↓↓↓
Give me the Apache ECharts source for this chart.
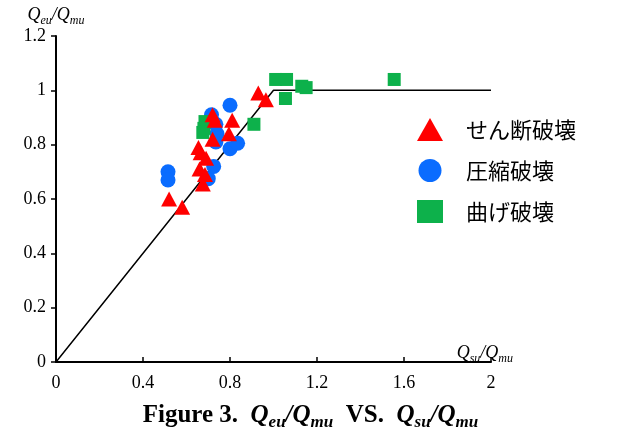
<!DOCTYPE html>
<html>
<head>
<meta charset="utf-8">
<script src="https://cdn.jsdelivr.net/npm/echarts@6/dist/echarts.min.js"></script>
<style>html,body{margin:0;padding:0;background:#fff}#c{width:621px;height:434px}</style>
</head>
<body>
<div id="c"></div>
<script>
// Data
const shearX = [0.52, 0.58, 0.675, 0.685, 0.66, 0.69, 0.665, 0.655, 0.72, 0.795, 0.81, 0.72, 0.73, 0.93, 0.965];
const shearY = [0.60, 0.57, 0.655, 0.69, 0.71, 0.75, 0.77, 0.79, 0.82, 0.84, 0.89, 0.91, 0.89, 0.99, 0.965];
const compX = [0.515, 0.515, 0.70, 0.725, 0.80, 0.835, 0.735, 0.74, 0.735, 0.715, 0.80];
const compY = [0.70, 0.67, 0.675, 0.72, 0.785, 0.805, 0.81, 0.84, 0.875, 0.91, 0.945];
const flexX = [0.685, 0.68, 0.675, 0.91, 1.01, 1.06, 1.055, 1.13, 1.15, 1.555];
const flexY = [0.885, 0.86, 0.845, 0.875, 1.04, 1.04, 0.97, 1.015, 1.01, 1.04];
const lineX = [0, 1, 2];
const lineY = [0, 1, 1];
const seriesNames = ['せん断破壊', '圧縮破壊', '曲げ破壊'];
const xTicks = {min: 0, max: 2, interval: 0.4};
const yTicks = {min: 0, max: 1.2, interval: 0.2};

const zip = (a, b) => a.map((v, i) => [v, b[i]]);
const serif = '"Liberation Serif", "DejaVu Serif", serif';
const jp = '"Noto Sans CJK JP", sans-serif';

const subRich = (size, bold) => ({
  i: {fontFamily: serif, fontStyle: 'italic', fontWeight: bold ? 'bold' : 'normal', fontSize: size, color: '#000', verticalAlign: 'bottom', lineHeight: size + 2},
  s: {fontFamily: serif, fontStyle: 'italic', fontWeight: bold ? 'bold' : 'normal', fontSize: Math.round(size * 0.68), color: '#000', verticalAlign: 'bottom', lineHeight: size - 2, padding: [0, 0, -3, 0]},
  n: {fontFamily: serif, fontWeight: 'bold', fontSize: size, color: '#000', verticalAlign: 'bottom', lineHeight: size + 2}
});

const chart = echarts.init(document.getElementById('c'), null, {renderer: 'canvas'});
chart.setOption({
  animation: false,
  backgroundColor: '#fff',
  title: {
    text: '{n|Figure 3.  }{i|Q}{s|eu}{i|/Q}{s|mu}{n|  VS.  }{i|Q}{s|su}{i|/Q}{s|mu}',
    left: 'center',
    top: 396,
    textStyle: {rich: subRich(25, true)}
  },
  grid: {left: 56, right: 130, top: 36, bottom: 72},
  legend: {
    orient: 'vertical',
    left: 412,
    top: 113,
    itemWidth: 26,
    itemHeight: 23,
    itemGap: 18,
    data: [
      {name: seriesNames[0], icon: 'triangle'},
      {name: seriesNames[1], icon: 'circle'},
      {name: seriesNames[2], icon: 'rect'}
    ],
    textStyle: {fontFamily: jp, fontSize: 22, color: '#000', padding: [0, 0, 0, 18]}
  },
  xAxis: {
    type: 'value',
    min: xTicks.min, max: xTicks.max, interval: xTicks.interval,
    name: '{i|Q}{s|su}{i|/Q}{s|mu}',
    nameLocation: 'end',
    nameGap: 22,
    nameTextStyle: {align: 'right', verticalAlign: 'bottom', padding: [0, 0, 0, 0], rich: subRich(18, false)},
    axisLine: {lineStyle: {color: '#000', width: 2}},
    axisTick: {show: true, inside: true, length: 5, lineStyle: {color: '#000', width: 1.5}},
    axisLabel: {fontFamily: serif, fontSize: 18, color: '#000', margin: 12,
      formatter: v => String(Math.round(v * 10) / 10)},
    splitLine: {show: false}
  },
  yAxis: {
    type: 'value',
    min: yTicks.min, max: yTicks.max, interval: yTicks.interval,
    name: '{i|Q}{s|eu}{i|/Q}{s|mu}',
    nameLocation: 'end',
    nameGap: 6,
    nameTextStyle: {rich: subRich(18, false)},
    axisLine: {show: true, lineStyle: {color: '#000', width: 2}},
    axisTick: {show: true, inside: false, length: 5, lineStyle: {color: '#000', width: 1.5}},
    axisLabel: {fontFamily: serif, fontSize: 18, color: '#000', margin: 10,
      formatter: v => String(Math.round(v * 10) / 10)},
    splitLine: {show: false}
  },
  series: [
    {
      type: 'line', name: 'line', data: zip(lineX, lineY), showSymbol: false, symbol: 'none',
      lineStyle: {color: '#000', width: 1.5}, z: 1, silent: true
    },
    {
      type: 'scatter', name: seriesNames[1], data: zip(compX, compY), symbol: 'circle', symbolSize: 15,
      itemStyle: {color: '#0a6cff', opacity: 1}, z: 2
    },
    {
      type: 'scatter', name: seriesNames[2], data: zip(flexX, flexY), symbol: 'rect', symbolSize: 13,
      itemStyle: {color: '#0db14b', opacity: 1}, z: 3
    },
    {
      type: 'scatter', name: seriesNames[0], data: zip(shearX, shearY), symbol: 'triangle', symbolSize: [16, 15],
      itemStyle: {color: '#ff0000', opacity: 1}, z: 4
    }
  ]
});
</script>
</body>
</html>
↑↑↑
Exercise aim →
Quote the data above in full, leaving out the pictures it holds.

Completed exercise →
Give me the Apache ECharts source for this chart.
<!DOCTYPE html>
<html>
<head>
<meta charset="utf-8">
<script src="https://cdn.jsdelivr.net/npm/echarts@6/dist/echarts.min.js"></script>
<style>html,body{margin:0;padding:0;background:#fff}#c{width:621px;height:434px}</style>
</head>
<body>
<div id="c"></div>
<script>
// Data
const shearX = [0.52, 0.58, 0.675, 0.685, 0.66, 0.69, 0.665, 0.655, 0.72, 0.795, 0.81, 0.72, 0.73, 0.93, 0.965];
const shearY = [0.60, 0.57, 0.655, 0.69, 0.71, 0.75, 0.77, 0.79, 0.82, 0.84, 0.89, 0.91, 0.89, 0.99, 0.965];
const compX = [0.515, 0.515, 0.70, 0.725, 0.80, 0.835, 0.735, 0.74, 0.735, 0.715, 0.80];
const compY = [0.70, 0.67, 0.675, 0.72, 0.785, 0.805, 0.81, 0.84, 0.875, 0.91, 0.945];
const flexX = [0.685, 0.68, 0.675, 0.91, 1.01, 1.06, 1.055, 1.13, 1.15, 1.555];
const flexY = [0.885, 0.86, 0.845, 0.875, 1.04, 1.04, 0.97, 1.015, 1.01, 1.04];
const lineX = [0, 1, 2];
const lineY = [0, 1, 1];
const seriesNames = ['せん断破壊', '圧縮破壊', '曲げ破壊'];
const xTicks = {min: 0, max: 2, interval: 0.4};
const yTicks = {min: 0, max: 1.2, interval: 0.2};

const zip = (a, b) => a.map((v, i) => [v, b[i]]);
const serif = '"Liberation Serif", "DejaVu Serif", serif';
const jp = '"Noto Sans CJK JP", sans-serif';

const subRich = (size, bold) => ({
  i: {fontFamily: serif, fontStyle: 'italic', fontWeight: bold ? 'bold' : 'normal', fontSize: size, color: '#000', verticalAlign: 'bottom', lineHeight: size + 2},
  s: {fontFamily: serif, fontStyle: 'italic', fontWeight: bold ? 'bold' : 'normal', fontSize: Math.round(size * 0.68), color: '#000', verticalAlign: 'bottom', lineHeight: size - 2, padding: [0, 0, -3, 0]},
  n: {fontFamily: serif, fontWeight: 'bold', fontSize: size, color: '#000', verticalAlign: 'bottom', lineHeight: size + 2}
});

const chart = echarts.init(document.getElementById('c'), null, {renderer: 'canvas'});
chart.setOption({
  animation: false,
  backgroundColor: '#fff',
  title: {
    text: '{n|Figure 3.  }{i|Q}{s|eu}{i|/Q}{s|mu}{n|  VS.  }{i|Q}{s|su}{i|/Q}{s|mu}',
    left: 'center',
    top: 396,
    textStyle: {rich: subRich(25, true)}
  },
  grid: {left: 56, right: 130, top: 36, bottom: 72},
  legend: {
    orient: 'vertical',
    left: 412,
    top: 113,
    itemWidth: 26,
    itemHeight: 23,
    itemGap: 18,
    data: [
      {name: seriesNames[0], icon: 'triangle'},
      {name: seriesNames[1], icon: 'circle'},
      {name: seriesNames[2], icon: 'rect'}
    ],
    textStyle: {fontFamily: jp, fontSize: 22, color: '#000', padding: [0, 0, 0, 18]}
  },
  xAxis: {
    type: 'value',
    min: xTicks.min, max: xTicks.max, interval: xTicks.interval,
    name: '{i|Q}{s|su}{i|/Q}{s|mu}',
    nameLocation: 'end',
    nameGap: 22,
    nameTextStyle: {align: 'right', verticalAlign: 'bottom', padding: [0, 0, 0, 0], rich: subRich(18, false)},
    axisLine: {lineStyle: {color: '#000', width: 2}},
    axisTick: {show: true, inside: true, length: 5, lineStyle: {color: '#000', width: 1.5}},
    axisLabel: {fontFamily: serif, fontSize: 18, color: '#000', margin: 12,
      formatter: v => String(Math.round(v * 10) / 10)},
    splitLine: {show: false}
  },
  yAxis: {
    type: 'value',
    min: yTicks.min, max: yTicks.max, interval: yTicks.interval,
    name: '{i|Q}{s|eu}{i|/Q}{s|mu}',
    nameLocation: 'end',
    nameGap: 6,
    nameTextStyle: {rich: subRich(18, false)},
    axisLine: {show: true, lineStyle: {color: '#000', width: 2}},
    axisTick: {show: true, inside: false, length: 5, lineStyle: {color: '#000', width: 1.5}},
    axisLabel: {fontFamily: serif, fontSize: 18, color: '#000', margin: 10,
      formatter: v => String(Math.round(v * 10) / 10)},
    splitLine: {show: false}
  },
  series: [
    {
      type: 'line', name: 'line', data: zip(lineX, lineY), showSymbol: false, symbol: 'none',
      lineStyle: {color: '#000', width: 1.5}, z: 1, silent: true
    },
    {
      type: 'scatter', name: seriesNames[1], data: zip(compX, compY), symbol: 'circle', symbolSize: 15,
      itemStyle: {color: '#0a6cff', opacity: 1}, z: 2
    },
    {
      type: 'scatter', name: seriesNames[2], data: zip(flexX, flexY), symbol: 'rect', symbolSize: 13,
      itemStyle: {color: '#0db14b', opacity: 1}, z: 3
    },
    {
      type: 'scatter', name: seriesNames[0], data: zip(shearX, shearY), symbol: 'triangle', symbolSize: [16, 15],
      itemStyle: {color: '#ff0000', opacity: 1}, z: 4
    }
  ]
});
</script>
</body>
</html>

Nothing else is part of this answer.